What is the Securities and Exchange Commission (SEC)?

Definition: The Securities and Exchange Commission, most commonly referred to as the SEC, is the federal agency that Congress put in charge of establishing reporting rules of publicly traded companies. The SEC does not, however, make rules for accounting principles and concepts. The FASB and IFRS create rules for privately held company while the PCAOB establishes the accounting framework for public companies.

What Does SEC Mean?

The Securities Exchange Act of 1934 originally created the SEC in 1934. It’s sole job until 2002 was to enforce the Securities Act of 1933. This was a legislative effort to regulate the financial markets in order to prevent another stock market crash.

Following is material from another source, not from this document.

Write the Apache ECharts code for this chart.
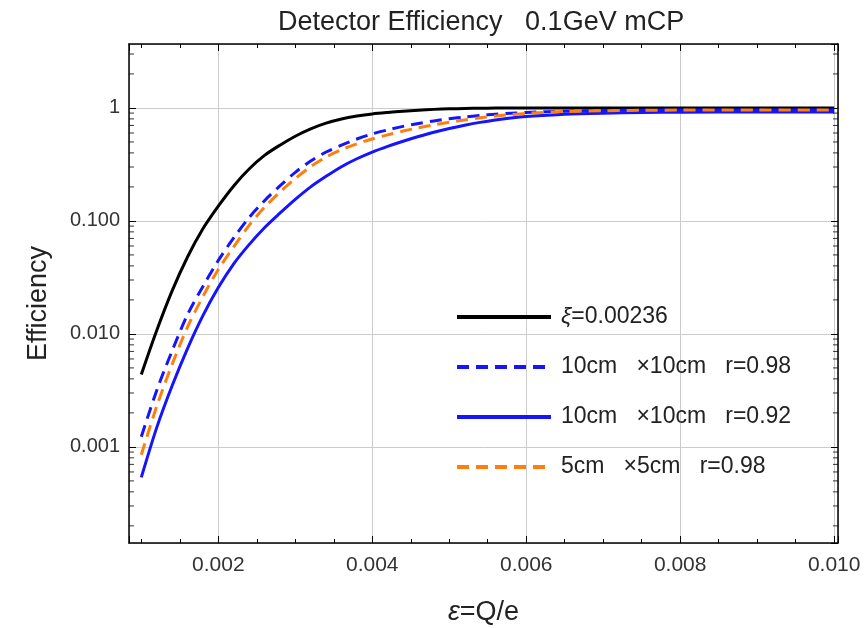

Since then, the SEC has also been charged with enforcing the Sarbanes-Oxley Act or SOX of 2002 which was enacted to prevent fraudulent reporting by public companies and further punish the executives who allow legal practices to thrive in their firms.

The SEC now requires quarterly and annual audited financial statements as well as other financial reports like management discussion and analysis from all publicly traded companies.


Although the SEC is in charge of enforcing the stock regulators law, it doesn’t have the power to prosecute firms and individuals criminally. Instead, does oversee and bring civil suits to individuals and companies that have defrauded the public. Other federal criminal enforcement agencies prosecute individuals and firms on a criminal basis.

In the last two decades, the Securities and Exchange Commission has come under increasing scrutiny for its lack of controls and ability to find and punish fraud. The scandals of the early 2000s including Enron, the 2008 banking crisis, and the Madoff scene weren’t originally detected or stopped by the SEC. In fact, there is evidence that suggests that the SEC had reasonable knowledge of all of these scandals before they broke but intern did nothing.